SURABAYA — Â Kepolisian Resor Kota Besar (Polrestabes) Surabaya mengungkap kasus penganiayaan terhadap balita berinisial SRH (2,5), yang mengakibatkan korban meninggal dunia. Adapun pelaku penganiayaan adalah RS (27) yang tak lain merupakan kekasih dari ibu korban berinisial SF.
Kesatuan Reserse Kriminal (Kasat Reskrim) Polrestabes Surabaya, Ajun Komisaris Besar Polisi (AKBP) Hendro Sukmono menjabarkan konstruksi peristiwa yang membuat korban meninggal dengan kondisi mengenaskan.
Hendro mengungkapkan, hubungan ibu korban dengan suaminya, SA memang dalam keadaan tidak harmonis, sehingga keduanya memutuskan pisah rumah. “Lalu saksi SF tinggal bersama selingkuhannya RS di salah satu kost di wilayah Kutisari Utara, Surabaya,” ujarnya di Markas Besar Kepolisian Negara Republik Indonesia (Mapolrestabes) Surabaya, Jumat (16/02/2024).
Hendro melanjutkan, sehari-hari korban SRH terkadang tinggal bersama ayah kandungnya, SA, meskipun tak jarang juga tinggal bersama SF dan pelaku RS di kost Kutisari Utara. Peristiwa nahas itu terjadi pada selasa,(13/02/2024) saat ibu korban mendapat panggilan wawancara kerja di salah satu perusahaan di Kenjeran, Surabaya.
SF pun menitipkan korban pada selingkuhannya RS. Sekira pukul 16.00 WIB, saksi SF berusaha melakukan panggilan video ke RS untuk mengecek kondisi sang anak. Namun yang bersangkutan enggan menerima panggilan tersebut.
“Kemudian saksi SF menelepon panggilan biasa ke selingkuhannya RS. Diangkat, namun saat itu saksi SF tidak sempat menanyakan keadaan korban SRH karena RS langsung menyuruh saksi SF cepat pulang,” ujar Hendro.
Sekitar pukul 17.00 WIB, ibu korban pulang dari interview kerja. SF melihat anaknya dan RS sedang tidur di atas ranjang. SF kemudian membangunkan SRH, namun korban tidak merespon dan kondisi badannya dingin.
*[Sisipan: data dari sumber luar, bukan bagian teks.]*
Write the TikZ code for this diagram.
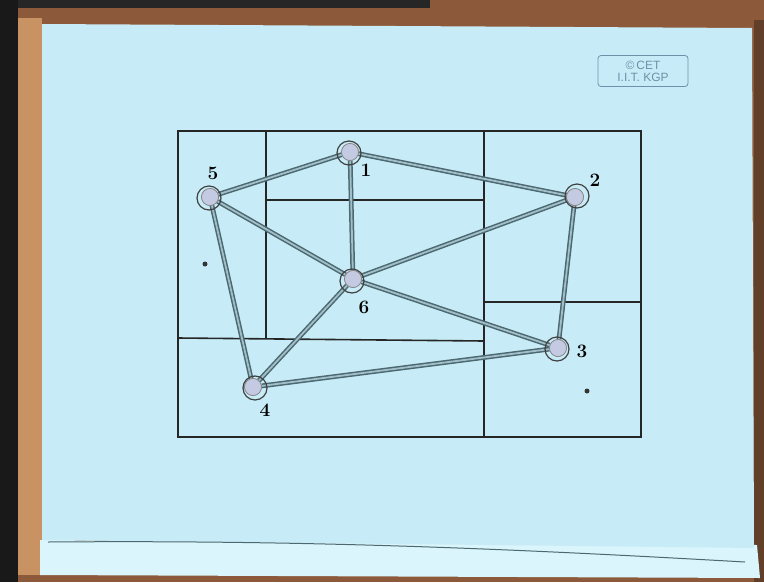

Sekitar pukul 17.15 WIB, SF dan RS langsung membawa korban SRH ke rumah sakit Rumah Sakit Islam (RSI) Jemursari Surabaya. Saat tiba di Instansi Gawat Darurat (IGD) dinyatakan oleh dokter bahwa korban sudah meninggal dunia. Sekitar pukul 18.00 WIB, SF menyampaikan berita tersebut kepada ayahnya, SA.
Sekitar pukul 18.20 WIB, SA tiba di RSI Jemursari Surabaya. Saat melihat jenazah korban yang terdapat luka lebam baru pada dahi kanan dan punggung bagian bawah dekat tulang ekor, ia menduga korban meninggal dunia dalam keadaan tidak wajar, dan menghendaki untuk dilakukan otopsi pada korban.
“Sekitar pukul 02.30 WIB pelapor SA melaporkan peristiwa tersebut ke Polrestabes Surabaya, untuk diproses secara pidana,” ucapnya. Berdasarkan hasil autopsi, lanjut Hendro, korban mengalami patah tulang tengkorak bagian belakang, pendarahan pada otak besar, kecil, batang otak, serta otot dinding perut, serta terdapat pembekuan darah pada organ dalam jantung.
“Penyebab kematian adalah kekerasan benda tumpul pada kepala yang menyebabkan pendarahan pada otak,” kata Hendro. Berdasarkan hasil pemeriksaan, pelaku mengakui mencekik hingga membenturkan kepala korban ke lantai. Pelaku mengaku jengkel lantaran korban sering rewel dan buang air.
Akibat perbuatannya, pelaku dikenakan dengan Pasal 80 Ayat (3) Jo. Pasal 76 C UU nomor 35 tahun 2014 tentang perubahan atas UU nomor 23 tahun 2002 tentang Perlindungan Anak dan atau Pasal 338 KUHP dan atau Pasal 340 KUHP. Ancaman hukumannya pidana mati atau pidana penjara seumur hidup, atau selama waktu tertentu dan paling lama 20 tahun.